While the U.S. Army can pull that small number of vehicles from its stockpiles without damaging its own readiness, European allies that have rushed significant portions of their own capabilities into the war are feeling the pinch more and more.

The Pentagon recently wrapped up work on an effort to speed up sales to allies, while trying to build new bridges with the defense industry to better understand what they can deliver, and when.

“We have seen in Ukraine, and more generally, that the constraint and the limiting factor for producing key platforms is the industrial base in the United States,” Radha Iyengar Plumb, DOD’s deputy undersecretary for acquisition, told reporters this week in rolling out the new initiative. “So what we’re working on is to accelerate production.”

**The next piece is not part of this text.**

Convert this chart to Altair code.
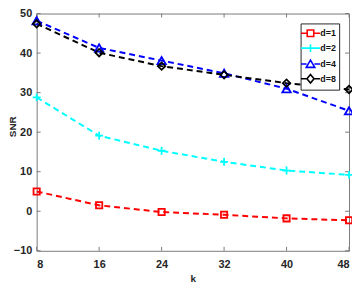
import altair as alt
import pandas as pd

# ---- data ----
k_values = [8, 16, 24, 32, 40, 48]
series_names = ["d=1", "d=2", "d=4", "d=8"]
snr_d1 = [5.0, 1.5, -0.2, -0.9, -1.8, -2.3]
snr_d2 = [28.8, 19.1, 15.3, 12.5, 10.3, 9.2]
snr_d4 = [48.2, 41.3, 38.1, 34.9, 31.0, 25.4]
snr_d8 = [47.4, 40.1, 36.7, 34.5, 32.4, 30.8]
x_ticks = [8, 16, 24, 32, 40, 48]
y_ticks = [-10, 0, 10, 20, 30, 40, 50]

# ---- styles ----
colors = ["#ff0000", "#00ffff", "#0000ff", "#000000"]
marker_paths = [
    "square",
    "M-1,0L1,0M0,-1L0,1",
    "triangle-up",
    "diamond",
]
marker_sizes = [40, 64, 72, 56]
# legend glyphs: short line with the marker in its middle
legend_paths = [
    "M-1.6,0L-0.55,0M0.55,0L1.6,0M-0.55,-0.55L0.55,-0.55L0.55,0.55L-0.55,0.55Z",
    "M-1.6,0L1.6,0M0,-0.65L0,0.65",
    "M-1.6,0L-0.66,0M0.66,0L1.6,0M0,-0.66L0.72,0.58L-0.72,0.58Z",
    "M-1.6,0L-0.6,0M0.6,0L1.6,0M0,-0.72L0.6,0L0,0.72L-0.6,0Z",
]
LEG_SIZE = 144
W, H = 316, 240
FONT = "Liberation Sans"
TXT = "#262626"
AX = "#7a7a7a"

rows = []
for name, vals in zip(series_names, [snr_d1, snr_d2, snr_d4, snr_d8]):
    for k, v in zip(k_values, vals):
        rows.append({"k": k, "snr": v, "series": name})
df = pd.DataFrame(rows)
xt = pd.DataFrame({"k": x_ticks})
yt = pd.DataFrame({"snr": y_ticks})

x_scale = alt.Scale(domain=[8, 48], nice=False, zero=False)
y_scale = alt.Scale(domain=[-10, 50], nice=False, zero=False)

x_enc = alt.X(
    "k:Q", scale=x_scale, title="k",
    axis=alt.Axis(values=x_ticks, domain=False, ticks=False, grid=False,
                  labelPadding=8, labelOverlap=False,
                  titleY=28, titleBaseline="middle"),
)
y_enc = alt.Y(
    "snr:Q", scale=y_scale, title="SNR",
    axis=alt.Axis(values=y_ticks, domain=False, ticks=False, grid=False,
                  labelPadding=5, labelOverlap=False,
                  titleX=-24, titleY=114, titleAngle=270,
                  titleAlign="center", titleBaseline="middle"),
)

line_layers = []
point_layers = []
for name, col, shp, sz in zip(series_names, colors, marker_paths, marker_sizes):
    sub = alt.Chart(df).transform_filter(alt.datum.series == name)
    line_layers.append(
        sub.mark_line(color=col, strokeDash=[6, 4], strokeWidth=2)
        .encode(x=x_enc, y=y_enc)
    )
    point_layers.append(
        sub.mark_point(shape=shp, size=sz, filled=False, color=col,
                       strokeWidth=1.8, opacity=1)
        .encode(x=x_enc, y=y_enc)
    )

leg = alt.Legend(title=None, orient="top-right", offset=10, symbolSize=LEG_SIZE,
                 symbolStrokeWidth=1.6, symbolOpacity=1, symbolOffset=0,
                 labelOffset=3, rowPadding=0, padding=3,
                 strokeColor="#262626", fillColor="#ffffff")
legend_layer = alt.Chart(df).mark_point(filled=False, size=LEG_SIZE, opacity=0).encode(
    x=x_enc, y=y_enc,
    color=alt.Color("series:N", scale=alt.Scale(domain=series_names, range=colors), legend=leg),
    shape=alt.Shape("series:N", scale=alt.Scale(domain=series_names, range=legend_paths), legend=leg),
)

tick_len = 4
t_bottom = alt.Chart(xt).mark_rule(color=AX, strokeWidth=1).encode(
    x=x_enc, y=alt.value(H), y2=alt.value(H - tick_len))
t_top = alt.Chart(xt).mark_rule(color=AX, strokeWidth=1).encode(
    x=x_enc, y=alt.value(0), y2=alt.value(tick_len))
t_left = alt.Chart(yt).mark_rule(color=AX, strokeWidth=1).encode(
    y=y_enc, x=alt.value(0), x2=alt.value(tick_len))
t_right = alt.Chart(yt).mark_rule(color=AX, strokeWidth=1).encode(
    y=y_enc, x=alt.value(W - tick_len), x2=alt.value(W))

chart = alt.layer(
    t_bottom, t_top, t_left, t_right, *line_layers, *point_layers, legend_layer
).properties(
    width=W, height=H,
    autosize=alt.AutoSizeParams(type="none"),
    padding={"left": 29, "top": 4, "right": 3, "bottom": 33},
).configure_view(
    stroke=AX, strokeWidth=1
).configure_axis(
    labelFont=FONT, labelFontSize=11, labelFontWeight="bold", labelColor=TXT,
    titleFont=FONT, titleFontSize=10, titleFontWeight="bold", titleColor=TXT,
).configure_legend(
    labelFont=FONT, labelFontSize=9, labelFontWeight="bold", labelColor="#111111",
    cornerRadius=0,
)

chart.save("out.html", embed_options={"renderer": "svg", "actions": False})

That is a tall order, but there have been significant signs of movement — and some potential roadblocks — in Washington. The Pentagon has received multi-year procurement authorities from Congress for some munitions in the last two defense budgets, allowing companies to hire more workers and expand production lines for orders that are guaranteed.

But there is new pressure from a group of House Republicans to slash government spending, and in some cases rescind those authorities.

In their version of the 2024 defense spending bill, House Appropriations Committee Republicans slashed $1.9 billion for the administration’s multi-year procurement request.

The bill will still need to wind its way through multiple committees on Capitol Hill, where the fight for the multi-year money will likely be intense.

The thinking behind the multi-year strategy is that those investments will have positive knock-on effects for foreign military sales, allowing allies to place more orders for equipment they need, with assurances that bottlenecks will be reduced and they will receive their orders faster.

“We’re looking to more effectively invest in the industrial base to expand capacity and to include that capacity in our partner’s demands,” Sasha Baker, the Pentagon’s No. 2 policy official, told reporters.

While the deliberations over rushing equipment to the front continue in Washington and Brussels and across Europe, there is one view that many allies have coalesced around: the fight, and the threat of Russian aggression, isn’t going away any time soon.

“We are, of course, thinking that this is going to be a long-term confrontation between Russia and the Western countries,” one European diplomat said. “And therefore we need as an alliance to be prepared to defend ourselves.”

Paul McLeary and Lara Seligman reported from Washington. Lili Bayer reported from Brussels.